Expelled US diplomats leave embassy in Moscow
Dozens of US diplomats expelled from Russia in the wake of a dispute over the poisoning of a former double agent on British soil have left Washington’s Embassy in Moscow.
The Russian TASS news agency reported that a group of 60 US diplomats along with their families had left the embassy compound on three buses and a minibus at 6:30 am local time (0330 GMT) on Thursday and headed toward the Moscow airport.
The Kremlin had set an April 5 deadline for the US envoys to leave the country, declaring the staffers personae non gratae for activities incompatible with their diplomatic status.
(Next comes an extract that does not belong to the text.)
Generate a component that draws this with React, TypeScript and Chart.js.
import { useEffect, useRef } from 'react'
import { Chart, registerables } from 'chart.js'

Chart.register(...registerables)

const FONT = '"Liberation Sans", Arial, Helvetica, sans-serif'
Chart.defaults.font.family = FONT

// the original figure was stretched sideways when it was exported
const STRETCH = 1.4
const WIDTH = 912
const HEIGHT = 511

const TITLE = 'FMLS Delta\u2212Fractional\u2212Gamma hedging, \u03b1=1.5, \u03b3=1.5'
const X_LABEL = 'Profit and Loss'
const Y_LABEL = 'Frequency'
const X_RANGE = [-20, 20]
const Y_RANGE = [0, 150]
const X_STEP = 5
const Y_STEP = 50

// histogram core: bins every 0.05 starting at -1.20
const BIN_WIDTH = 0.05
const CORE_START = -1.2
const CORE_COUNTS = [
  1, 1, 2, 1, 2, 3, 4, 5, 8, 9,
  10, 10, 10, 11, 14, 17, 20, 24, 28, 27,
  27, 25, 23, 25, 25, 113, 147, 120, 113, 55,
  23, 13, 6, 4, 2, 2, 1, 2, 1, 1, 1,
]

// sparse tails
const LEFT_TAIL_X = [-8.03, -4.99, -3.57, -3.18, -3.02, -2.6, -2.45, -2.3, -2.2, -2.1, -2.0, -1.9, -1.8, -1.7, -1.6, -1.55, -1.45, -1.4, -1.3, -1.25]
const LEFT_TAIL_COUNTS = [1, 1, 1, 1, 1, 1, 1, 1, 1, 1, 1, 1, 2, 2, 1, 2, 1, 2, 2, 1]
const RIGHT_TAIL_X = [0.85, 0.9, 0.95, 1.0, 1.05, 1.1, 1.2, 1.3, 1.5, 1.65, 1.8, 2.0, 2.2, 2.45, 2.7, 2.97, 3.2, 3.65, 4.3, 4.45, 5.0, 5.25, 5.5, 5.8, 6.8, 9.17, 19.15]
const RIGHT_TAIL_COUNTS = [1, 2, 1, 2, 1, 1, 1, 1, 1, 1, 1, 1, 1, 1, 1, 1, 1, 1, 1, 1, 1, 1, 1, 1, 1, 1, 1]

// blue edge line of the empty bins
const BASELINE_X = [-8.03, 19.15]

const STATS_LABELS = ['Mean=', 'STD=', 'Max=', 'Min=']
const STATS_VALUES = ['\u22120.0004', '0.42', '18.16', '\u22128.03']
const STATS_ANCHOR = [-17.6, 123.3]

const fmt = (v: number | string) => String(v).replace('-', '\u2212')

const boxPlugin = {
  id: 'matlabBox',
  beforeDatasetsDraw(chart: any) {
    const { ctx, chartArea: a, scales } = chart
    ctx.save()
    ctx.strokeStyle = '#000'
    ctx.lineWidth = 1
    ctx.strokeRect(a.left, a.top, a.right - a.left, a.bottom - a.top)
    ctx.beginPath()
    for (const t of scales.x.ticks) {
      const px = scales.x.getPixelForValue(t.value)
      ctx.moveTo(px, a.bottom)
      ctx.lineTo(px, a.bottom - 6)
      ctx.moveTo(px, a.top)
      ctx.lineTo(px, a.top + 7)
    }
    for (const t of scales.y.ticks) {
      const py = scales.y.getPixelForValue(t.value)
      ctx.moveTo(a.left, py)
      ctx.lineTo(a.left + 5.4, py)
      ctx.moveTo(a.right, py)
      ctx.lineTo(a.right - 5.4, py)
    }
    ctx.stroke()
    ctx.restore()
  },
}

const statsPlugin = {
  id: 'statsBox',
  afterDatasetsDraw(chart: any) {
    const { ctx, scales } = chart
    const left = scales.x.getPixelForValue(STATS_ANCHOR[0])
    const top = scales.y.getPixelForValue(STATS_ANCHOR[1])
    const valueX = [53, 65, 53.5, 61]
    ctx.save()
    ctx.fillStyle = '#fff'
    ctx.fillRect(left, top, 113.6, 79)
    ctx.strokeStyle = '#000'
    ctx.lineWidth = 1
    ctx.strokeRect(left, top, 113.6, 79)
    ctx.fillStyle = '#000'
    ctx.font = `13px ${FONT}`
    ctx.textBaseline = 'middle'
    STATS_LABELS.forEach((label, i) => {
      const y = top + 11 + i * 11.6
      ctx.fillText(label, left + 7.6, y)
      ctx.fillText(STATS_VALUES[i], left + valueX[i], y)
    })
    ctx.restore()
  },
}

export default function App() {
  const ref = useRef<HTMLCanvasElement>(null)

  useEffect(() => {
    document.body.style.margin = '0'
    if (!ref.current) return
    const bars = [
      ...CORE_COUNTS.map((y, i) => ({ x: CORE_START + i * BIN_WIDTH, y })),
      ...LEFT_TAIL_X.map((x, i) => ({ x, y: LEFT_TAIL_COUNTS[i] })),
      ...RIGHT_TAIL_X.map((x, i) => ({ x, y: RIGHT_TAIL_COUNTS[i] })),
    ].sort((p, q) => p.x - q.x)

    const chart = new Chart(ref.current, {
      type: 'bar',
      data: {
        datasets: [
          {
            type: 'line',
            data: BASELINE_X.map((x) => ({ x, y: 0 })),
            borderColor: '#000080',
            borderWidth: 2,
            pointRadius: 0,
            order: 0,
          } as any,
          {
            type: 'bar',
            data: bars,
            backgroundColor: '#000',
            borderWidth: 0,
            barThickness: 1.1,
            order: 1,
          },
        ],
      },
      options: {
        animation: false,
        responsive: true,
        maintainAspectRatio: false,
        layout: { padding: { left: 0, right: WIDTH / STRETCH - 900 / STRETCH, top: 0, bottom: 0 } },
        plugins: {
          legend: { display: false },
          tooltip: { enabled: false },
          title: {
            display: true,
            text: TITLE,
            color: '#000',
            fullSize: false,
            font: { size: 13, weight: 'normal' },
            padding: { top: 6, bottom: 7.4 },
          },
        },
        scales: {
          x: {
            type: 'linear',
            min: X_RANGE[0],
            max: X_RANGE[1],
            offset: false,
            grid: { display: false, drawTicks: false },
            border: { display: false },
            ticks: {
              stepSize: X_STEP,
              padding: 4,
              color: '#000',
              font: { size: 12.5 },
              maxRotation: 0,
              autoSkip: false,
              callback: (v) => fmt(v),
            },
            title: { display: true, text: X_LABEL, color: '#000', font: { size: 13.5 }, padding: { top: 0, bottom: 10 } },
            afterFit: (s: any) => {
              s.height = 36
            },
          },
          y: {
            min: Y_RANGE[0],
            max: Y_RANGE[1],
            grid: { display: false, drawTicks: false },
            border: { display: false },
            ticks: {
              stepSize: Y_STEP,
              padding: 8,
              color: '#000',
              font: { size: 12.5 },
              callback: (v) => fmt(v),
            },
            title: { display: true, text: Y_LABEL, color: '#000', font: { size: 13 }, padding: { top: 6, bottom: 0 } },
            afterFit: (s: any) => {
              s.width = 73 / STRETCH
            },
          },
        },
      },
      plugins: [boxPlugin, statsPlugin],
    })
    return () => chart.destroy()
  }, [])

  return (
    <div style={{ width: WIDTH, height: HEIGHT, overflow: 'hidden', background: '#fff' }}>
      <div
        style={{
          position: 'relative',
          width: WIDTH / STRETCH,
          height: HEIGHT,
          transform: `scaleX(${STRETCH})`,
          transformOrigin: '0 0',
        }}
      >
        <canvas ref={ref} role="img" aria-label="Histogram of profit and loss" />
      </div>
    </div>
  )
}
There has been a series of tit-for-tat diplomatic expulsions since Britain accused Russia last month of poisoning former Russian double agent Sergei Skripal and his daughter, Yulia, without offering any proof.
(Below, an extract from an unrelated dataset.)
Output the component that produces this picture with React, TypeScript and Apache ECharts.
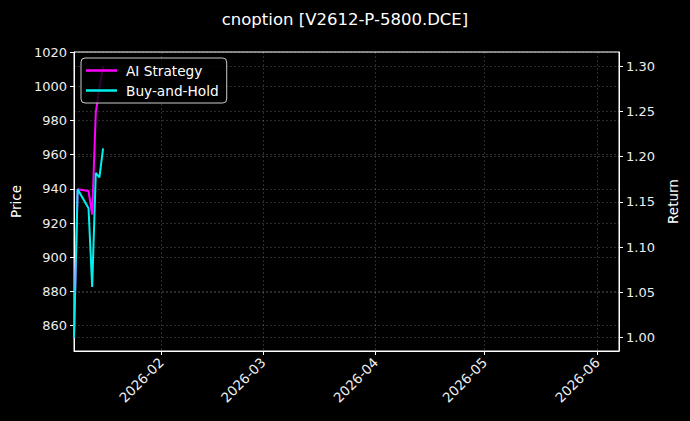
import { useEffect, useRef } from "react";
import * as echarts from "echarts";

const TITLE = "cnoption [V2612-P-5800.DCE]";
const SERIES_NAMES = ["AI Strategy", "Buy-and-Hold"];
const SERIES_COLORS = ["#ff00ff", "#00f0f0"];

const dates = [
  "2026-01-08",
  "2026-01-09",
  "2026-01-12",
  "2026-01-13",
  "2026-01-14",
  "2026-01-15",
  "2026-01-16",
];
const aiStrategy = [1.0, 1.164, 1.162, 1.136, 1.249, 1.275, 1.3];
const buyAndHold = [1.0, 1.164, 1.143, 1.056, 1.182, 1.177, 1.209];

const monthTicks = ["2026-02-01", "2026-03-01", "2026-04-01", "2026-05-01", "2026-06-01"];
const priceTicks = [860, 880, 900, 920, 940, 960, 980, 1000, 1020];
const returnTicks = [1.0, 1.05, 1.1, 1.15, 1.2, 1.25, 1.3];

const X_MIN = "2026-01-08";
const X_MAX = "2026-06-07";
const PRICE_RANGE = [845.2, 1020];
const RETURN_RANGE = [0.9853, 1.3155];

const FONT = "DejaVu Sans";

const toTime = (s: string) => {
  const [y, m, d] = s.split("-").map(Number);
  return new Date(y, m - 1, d).getTime();
};

const gridLine = {
  show: true,
  lineStyle: { color: "rgba(255,255,255,0.22)", width: 0.8, type: [2, 2] as any },
};

export default function App() {
  const chartRef = useRef<HTMLDivElement>(null);

  useEffect(() => {
    if (!chartRef.current) return;
    const chart = echarts.init(chartRef.current, undefined, { renderer: "svg" });

    const monthValues = monthTicks.map(toTime);

    const option: echarts.EChartsOption = {
      animation: false,
      backgroundColor: "#000",
      textStyle: { fontFamily: FONT },
      title: {
        text: TITLE,
        left: "center",
        top: 6,
        textStyle: { color: "#fff", fontSize: 16.5, fontWeight: "normal", fontFamily: FONT },
      },
      grid: {
        left: 74,
        right: 71,
        top: 52,
        bottom: 70,
        show: true,
        borderColor: "#fff",
        borderWidth: 1,
        backgroundColor: "transparent",
      },
      legend: {
        data: SERIES_NAMES,
        orient: "vertical",
        left: 81,
        top: 58,
        icon: "rect",
        itemWidth: 31,
        itemHeight: 2.5,
        itemGap: 5,
        padding: [5, 8, 5, 5],
        backgroundColor: "rgba(0,0,0,0.8)",
        borderColor: "#cccccc",
        borderWidth: 1,
        borderRadius: 4,
        textStyle: {
          color: "#fff",
          fontSize: 13.7,
          fontFamily: FONT,
          lineHeight: 15,
          padding: [0, 0, 0, 4],
        },
      },
      xAxis: {
        type: "value",
        min: toTime(X_MIN),
        max: toTime(X_MAX),
        axisLine: { show: true, onZero: false, lineStyle: { color: "#fff", width: 1 } },
        axisTick: {
          show: true,
          length: 4,
          lineStyle: { color: "#fff" },
          customValues: monthValues,
        } as any,
        axisLabel: {
          color: "#eee",
          fontSize: 13.5,
          fontFamily: FONT,
          rotate: 45,
          margin: 9,
          customValues: monthValues,
          formatter: (v: number) => {
            const d = new Date(v);
            return `${d.getFullYear()}-${String(d.getMonth() + 1).padStart(2, "0")}`;
          },
        } as any,
        splitLine: gridLine,
      },
      yAxis: [
        {
          type: "value",
          position: "left",
          name: "Price",
          nameLocation: "middle",
          nameGap: 50,
          nameTextStyle: { color: "#fff", fontSize: 13.5, fontFamily: FONT },
          min: PRICE_RANGE[0],
          max: PRICE_RANGE[1],
          axisLine: { show: true, lineStyle: { color: "#fff" } },
          axisTick: { show: true, length: 4, lineStyle: { color: "#fff" }, customValues: priceTicks } as any,
          axisLabel: {
            color: "#eee",
            fontSize: 13,
            fontFamily: FONT,
            margin: 7,
            customValues: priceTicks,
            formatter: (v: number) => String(v),
          } as any,
          splitLine: gridLine,
        },
        {
          type: "value",
          position: "right",
          name: "Return",
          nameLocation: "middle",
          nameGap: 47,
          nameTextStyle: { color: "#fff", fontSize: 13.5, fontFamily: FONT },
          min: RETURN_RANGE[0],
          max: RETURN_RANGE[1],
          axisLine: { show: true, lineStyle: { color: "#fff" } },
          axisTick: { show: true, length: 4, lineStyle: { color: "#fff" }, customValues: returnTicks } as any,
          axisLabel: {
            color: "#eee",
            fontSize: 13,
            fontFamily: FONT,
            margin: 7,
            customValues: returnTicks,
            formatter: (v: number) => v.toFixed(2),
          } as any,
          splitLine: gridLine,
        },
      ],
      series: [
        {
          name: SERIES_NAMES[0],
          type: "line",
          yAxisIndex: 1,
          data: dates.map((d, i) => [toTime(d), aiStrategy[i]]),
          showSymbol: false,
          lineStyle: { color: SERIES_COLORS[0], width: 2 },
          itemStyle: { color: SERIES_COLORS[0] },
        },
        {
          name: SERIES_NAMES[1],
          type: "line",
          yAxisIndex: 1,
          data: dates.map((d, i) => [toTime(d), buyAndHold[i]]),
          showSymbol: false,
          lineStyle: { color: SERIES_COLORS[1], width: 2 },
          itemStyle: { color: SERIES_COLORS[1] },
        },
      ],
    };

    chart.setOption(option);
    return () => chart.dispose();
  }, []);

  return (
    <div
      ref={chartRef}
      style={{ position: "fixed", left: 0, top: 0, width: 690, height: 421, background: "#000" }}
    />
  );
}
Russia has denied any involvement in the incident, which occurred on March 4 in the British city of Salisbury. The Skripals are being treated in a UK hospital.
The UK claims the nerve agent allegedly used in the poisoning was Novichok, which was developed in the former Soviet Union, basing its accusations against Moscow on that assertion.
Moscow says the substance could have originated in the countries studying Novichok, including the UK itself, Slovakia, the Czech Republic, and Sweden.
A British military laboratory says its scientists cannot prove the nerve agent used to poison a former Russian spy and his daughter was made in Russia.
Following the poisoning incident, Britain expelled 23 Russian diplomats and their families, prompting Russia to send back as many British diplomatic personnel.
In an act of apparent solidarity with the UK, Washington announced its decision on March 26 to expel 60 Russian diplomats and close Russia’s Consulate General in Seattle.
A total of 150 Russian diplomats have been expelled from various Western countries, most of them from Britain and the US. Other countries include France, Germany, Canada and Poland, Australia, Ukraine, the Netherlands, Sweden, the Czech Republic, Finland, Lithuania, and Norway.
Russia has responded in kind.
On Wednesday, Russia called on the United Nations Security Council to hold a meeting to discuss Britain’s accusation that Russia was involved in the Salisbury incident.